Pharma major Dr. Reddy’s Laboratories on Thursday announced its consolidated net profit increased 2 per cent to Rs 1,413 crore in the third quarter ended December 31, 2024. Interestingly, the growth was driven by robust performance across markets.
The Hyderabad-based drug major had reported a profit of Rs 1,379 crore for the October-December period of last fiscal. Revenue increased to Rs 8,359 crore from Rs 7,215 crore a year ago, Dr Reddy’s Laboratories said in a statement.
In an interaction with Financial Express.com, M.V. Narasimham, Chief Financial Officer, Dr. Reddy’s Laboratories revealed that NRT business has contributed to their growth.
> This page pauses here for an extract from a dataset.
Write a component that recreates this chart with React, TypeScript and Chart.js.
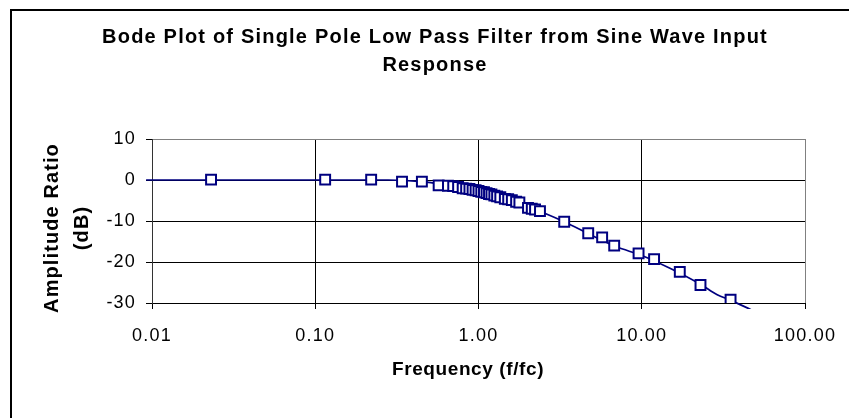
import React, { useEffect, useRef } from 'react';
import { Chart, registerables } from 'chart.js';

Chart.register(...registerables);

// ---- text ----
const chartTitle = ['Bode Plot of Single Pole Low Pass Filter from Sine Wave Input', 'Response'];
const xAxisTitle = 'Frequency (f/fc)';
const yAxisTitle = ['Amplitude Ratio', '(dB)'];

// ---- ticks ----
const xTickValues = [0.01, 0.1, 1, 10, 100];
const yMin = -30;
const yMax = 10;
const yStep = 10;

// ---- measured points (markers) ----
const measuredFreq = [
  0.023, 0.115, 0.22, 0.34, 0.45, 0.57, 0.65, 0.7, 0.75, 0.8, 0.84, 0.88, 0.92, 0.96, 1.0, 1.04,
  1.08, 1.12, 1.16, 1.2, 1.25, 1.3, 1.36, 1.45, 1.52, 1.6, 1.7, 1.78, 2.01, 2.12, 2.22, 2.38, 3.35,
  4.7, 5.72, 6.78, 9.56, 11.9, 17.1, 22.9, 35.0,
];
const measuredDb = [
  0.1, 0.1, 0.1, -0.4, -0.4, -1.3, -1.4, -1.5, -1.7, -2.0, -2.1, -2.2, -2.4, -2.5, -2.7, -2.9,
  -3.0, -3.2, -3.4, -3.5, -3.8, -4.0, -4.2, -4.6, -4.7, -4.9, -5.3, -5.5, -6.8, -7.0, -7.2, -7.6,
  -10.2, -13.0, -14.0, -16.0, -17.9, -19.3, -22.4, -25.6, -29.2,
];

// ---- smooth curve ----
const curveFreq = [0.0092, 0.1, 0.28, 0.45, 0.65, 0.85, 1.0, 1.3, 1.6, 2.0, 2.5, 3.35, 5.0, 7.0, 10, 15, 23, 29, 35, 47];
const curveDb = [0, 0, 0, -0.4, -1.3, -2.1, -2.7, -4.0, -4.9, -6.5, -8.0, -10.2, -13.6, -16.3, -18.4, -21.6, -25.5, -28.0, -29.3, -31.7];

const NAVY = '#000080';
const FONT = '"Liberation Sans", Arial, sans-serif';

const decorPlugin = {
  id: 'decor',
  beforeDraw(chart: any) {
    const ctx = chart.ctx;
    ctx.save();
    ctx.fillStyle = '#ffffff';
    ctx.fillRect(0, 0, chart.width, chart.height);
    ctx.strokeStyle = '#000000';
    ctx.lineWidth = 2;
    ctx.beginPath();
    ctx.moveTo(11, chart.height);
    ctx.lineTo(11, 10);
    ctx.lineTo(chart.width, 10);
    ctx.stroke();
    ctx.restore();
    ctx.letterSpacing = '1.2px';
  },
  afterDraw(chart: any) {
    const ctx = chart.ctx;
    ctx.save();
    ctx.fillStyle = '#000000';
    ctx.textAlign = 'center';
    ctx.textBaseline = 'middle';
    ctx.font = `bold 20px ${FONT}`;
    ctx.letterSpacing = '1.2px';
    chartTitle.forEach((t, i) => ctx.fillText(t, 435, 37 + i * 28));
    ctx.font = `bold 19px ${FONT}`;
    ctx.letterSpacing = '0.6px';
    ctx.fillText(xAxisTitle, 468, 370);
    ctx.translate(52, 228);
    ctx.rotate(-Math.PI / 2);
    ctx.letterSpacing = '1.1px';
    ctx.font = `bold 20px ${FONT}`;
    yAxisTitle.forEach((t, i) => ctx.fillText(t, 0, i * 30));
    ctx.restore();
    ctx.letterSpacing = '0px';
  },
};

export default function App() {
  const canvasRef = useRef<HTMLCanvasElement | null>(null);

  useEffect(() => {
    const canvas = canvasRef.current;
    if (!canvas) return;
    const chart = new Chart(canvas, {
      type: 'scatter',
      data: {
        datasets: [
          {
            label: 'measured',
            data: measuredFreq.map((f, i) => ({ x: f, y: measuredDb[i] })),
            showLine: false,
            pointStyle: 'rect',
            pointRadius: 7,
            pointBorderWidth: 2,
            pointBorderColor: NAVY,
            pointBackgroundColor: '#ffffff',
            borderColor: NAVY,
            backgroundColor: '#ffffff',
            order: 0,
          },
          {
            label: 'curve',
            data: curveFreq.map((f, i) => ({ x: f, y: curveDb[i] })),
            showLine: true,
            pointRadius: 0,
            borderColor: NAVY,
            borderWidth: 1.7,
            cubicInterpolationMode: 'monotone',
            clip: { left: 6, top: 0, right: 0, bottom: 6 },
            order: 1,
          },
        ] as any,
      },
      options: {
        responsive: false,
        animation: false,
        devicePixelRatio: 1,
        layout: { padding: { left: 0, right: 44, top: 139, bottom: 15 } },
        plugins: {
          legend: { display: false },
          title: { display: false },
          tooltip: { enabled: false },
        },
        scales: {
          x: {
            type: 'logarithmic',
            position: 'bottom',
            min: 0.01,
            max: 100,
            afterBuildTicks: (scale: any) => {
              scale.ticks = xTickValues.map((v) => ({ value: v }));
            },
            afterFit: (scale: any) => {
              scale.height = 100;
            },
            ticks: {
              autoSkip: false,
              maxRotation: 0,
              padding: 16,
              color: '#000000',
              font: { family: FONT, size: 18 },
              callback: (v: any) => Number(v).toFixed(2),
            },
            grid: {
              color: (c: any) =>
                c.tick && c.tick.value === 100 ? '#808080' : c.tick && c.tick.value === 0.01 ? '#333333' : '#000000',
              tickColor: '#000000',
              tickLength: 6,
              lineWidth: 1,
            },
            border: { color: '#000000', width: 1 },
          },
          y: {
            type: 'linear',
            min: yMin,
            max: yMax,
            afterFit: (scale: any) => {
              scale.width = 152;
            },
            ticks: {
              stepSize: yStep,
              padding: 10,
              color: '#000000',
              font: { family: FONT, size: 18 },
            },
            grid: {
              color: (c: any) => (c.tick && c.tick.value === yMax ? '#808080' : '#000000'),
              tickColor: '#000000',
              tickLength: 6,
              lineWidth: 1,
            },
            border: { color: '#333333', width: 1 },
          },
        },
      } as any,
      plugins: [decorPlugin],
    });
    return () => chart.destroy();
  }, []);

  return (
    <div style={{ position: 'absolute', left: 0, top: 0, width: 849, height: 418, background: '#fff' }}>
      <canvas ref={canvasRef} width={849} height={418} style={{ display: 'block' }} />
    </div>
  );
}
The quarter’s growth was led by newly acquired NRT business (Nicotinell), new launches, and improved efficiencies.
During the quarter, they also launched Toripalimab in India which is the only immuno-oncology drug approved for RM-nasopharyngeal carcinoma (rare type of head and neck cancer), making India only the third country in the world after the U.S. and China to receive access to it.
“…this entire portfolio is growing in a single digit and clearly, some few quarters are there are tender opportunities for this portfolio, like in Brazil, in Latin and Middle East, and in few of the countries,” he said.
Narasimham also said that in the India market. the overall growth is at 14 percent. “…Without Sanofi vaccines portfolio, we will have a double digit growth. Why we are not at double digit, there are in two therapies especially. One is on the gastro, and the other one is on the chronic. So clearly, we have a certain few challenges,” he shared.
On Dr. Reddy’s Laboratories acute as well as chronic portfolio, Narasimham said that “acute” continues to be a pain and they are trying to fix it.
“…if the market is like if I remember, is growing at 8%, then our growth is at 4 to 5%. So we are trying to fix especially this. Apart from this, like, you be in dermal, oncology, our growth stories are better and significant…we are aware about what are the challenges. We are articulating for India business in the, future. It will continue to drive them, give the double digit base business,” he explained.
He also said that they are working towards strengthening their existing portfolio and this strategy is one of the key focal areas. The company continues to strengthen core business of generics and API, whilst investing in strategic focus areas of consumer health, innovative products (digital therapeutics, novel molecules) and biosimilars.
“…our focus is how we can strengthen our current portfolio as well as how we can bring the complex assets. In line with our strategy…we continue to focus first how we can have a robust product portfolio of our in house. We are also looking at emerging markets. We continue to have anet cash surplus and so we are looking for inorganic opportunities as well,” Narasimham told Financial Express.com.
He also revealed that GLP-1 is one of they key focus areas and they are looking opportunities of launching their offering in Canada market.
“…We’ve already submitted the Denosumab filing both in Europe and US. And also, we can expect a role as first to get stipulated timelines,” he said. Dr. Reddy’s is expecting to launch the product in December 2026.
“Our R&D investments were increased and our investments in biosimilars have also increased, he said. He also said Dr. Reddy’s will continue to invest in new innovations.
“…We are continuously investing in our CapEx. Currently, we are investing for GLP ones, both for API and, our formulation side. We don’t want to lose the opportunity on account of a capacity constraints. And the third, we are continue to invest both in R&D as well as, like, our innovation journey. We are not stopping in any of the investments. We are continuously focusing on both current as well as for the future performance,” he told Financial Express.com.